[Code that draws figures]
··········
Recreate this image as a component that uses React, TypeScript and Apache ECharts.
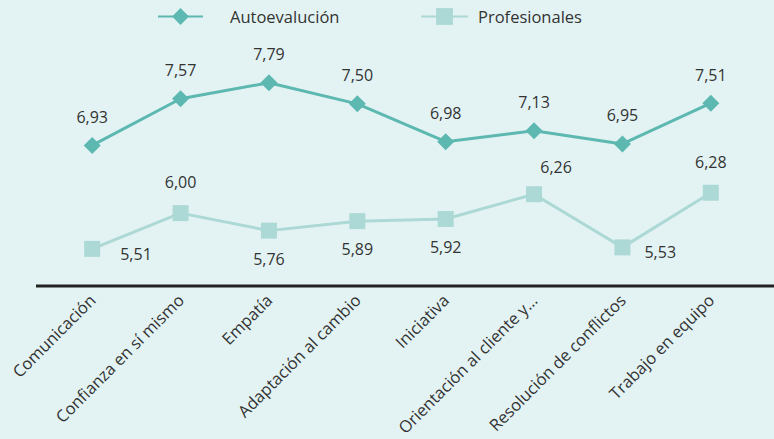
import React, { useEffect, useRef } from "react";
import * as echarts from "echarts";

const categories = [
  "Comunicación",
  "Confianza en sí mismo",
  "Empatía",
  "Adaptación al cambio",
  "Iniciativa",
  "Orientación al cliente y...",
  "Resolución de conflictos",
  "Trabajo en equipo",
];
const autoevaluacion = [6.93, 7.57, 7.79, 7.5, 6.98, 7.13, 6.95, 7.51];
const profesionales = [5.51, 6.0, 5.76, 5.89, 5.92, 6.26, 5.53, 6.28];
const profLabelPos = ["right", "top", "bottom", "bottom", "bottom", "top", "right", "top"];

const FONT = "Open Sans";
const TEXT = "#333333";
const C1 = "#5cb8b0";
const C2 = "#acd8d6";

const fmt = (v: number) => v.toFixed(2).replace(".", ",");

const profLabelStyle = (i: number) => {
  const pos = profLabelPos[i];
  if (pos === "right") return { position: "right", distance: i === 0 ? 20 : 14, offset: [0, 5] };
  if (pos === "top") return { position: "top", distance: 15, offset: i === 5 ? [22, 4] : [0, 0] };
  return { position: "bottom", distance: 12 };
};

export default function App() {
  const ref = useRef<HTMLDivElement>(null);
  useEffect(() => {
    const chart = echarts.init(ref.current!, null, { renderer: "svg" });
    chart.setOption({
      animation: false,
      backgroundColor: "#e3f3f3",
      textStyle: { fontFamily: FONT },
      legend: [
        {
          left: 157,
          top: 8,
          padding: 0,
          itemWidth: 45,
          itemHeight: 21,
          data: ["Autoevalución"],
          textStyle: { fontFamily: FONT, fontSize: 16.5, color: TEXT, padding: [0, 0, 2, 22] },
        },
        {
          left: 420,
          top: 8,
          padding: 0,
          itemWidth: 47,
          itemHeight: 21,
          data: ["Profesionales"],
          textStyle: { fontFamily: FONT, fontSize: 16.5, color: TEXT, padding: [5, 0, 0, 5] },
        },
      ],
      grid: { left: 48, right: 19, top: 31, bottom: 153, containLabel: false },
      xAxis: {
        type: "category",
        data: categories,
        boundaryGap: true,
        axisLine: { show: false },
        axisTick: { show: false },
        axisLabel: {
          rotate: 45,
          interval: 0,
          margin: 11,
          fontFamily: FONT,
          fontSize: 16.5,
          color: TEXT,
        },
      },
      yAxis: {
        type: "value",
        min: 5,
        max: 8.5,
        show: false,
        splitLine: { show: false },
      },
      graphic: [
        {
          type: "line",
          shape: { x1: 36, y1: 286, x2: 774, y2: 286 },
          style: { stroke: "#222222", lineWidth: 3 },
        },
      ],
      series: [
        {
          name: "Autoevalución",
          type: "line",
          data: autoevaluacion,
          symbol: "diamond",
          symbolSize: 17,
          itemStyle: { color: C1 },
          lineStyle: { color: C1, width: 3 },
          label: {
            show: true,
            position: "top",
            distance: 12,
            fontFamily: FONT,
            fontSize: 16,
            color: TEXT,
            formatter: (p: any) => fmt(p.value),
          },
        },
        {
          name: "Profesionales",
          type: "line",
          data: profesionales.map((v, i) => ({
            value: v,
            label: profLabelStyle(i),
          })),
          symbol: "rect",
          symbolSize: 16,
          itemStyle: { color: C2 },
          lineStyle: { color: C2, width: 3 },
          label: {
            show: true,
            fontFamily: FONT,
            fontSize: 16,
            color: TEXT,
            formatter: (p: any) => fmt(p.value),
          },
        },
      ],
    });
    return () => chart.dispose();
  }, []);
  return (
    <div
      ref={ref}
      style={{ width: 774, height: 439, position: "fixed", left: 0, top: 0 }}
    />
  );
}
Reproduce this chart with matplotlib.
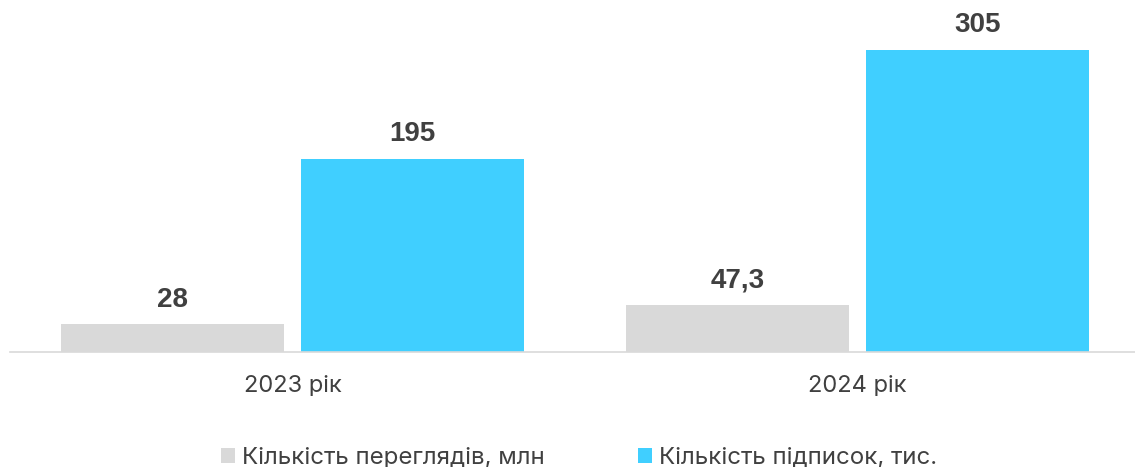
··········
▶ What the exercise asks: Begin with the first line of the entries above and write out each line exactly, ending with the line containing "import * as". Leave out pictures.

▶ Exercise result:
Recreate this image as a component that uses React, TypeScript and Apache ECharts.
import React, { useEffect, useRef } from "react";
import * as echarts from "echarts";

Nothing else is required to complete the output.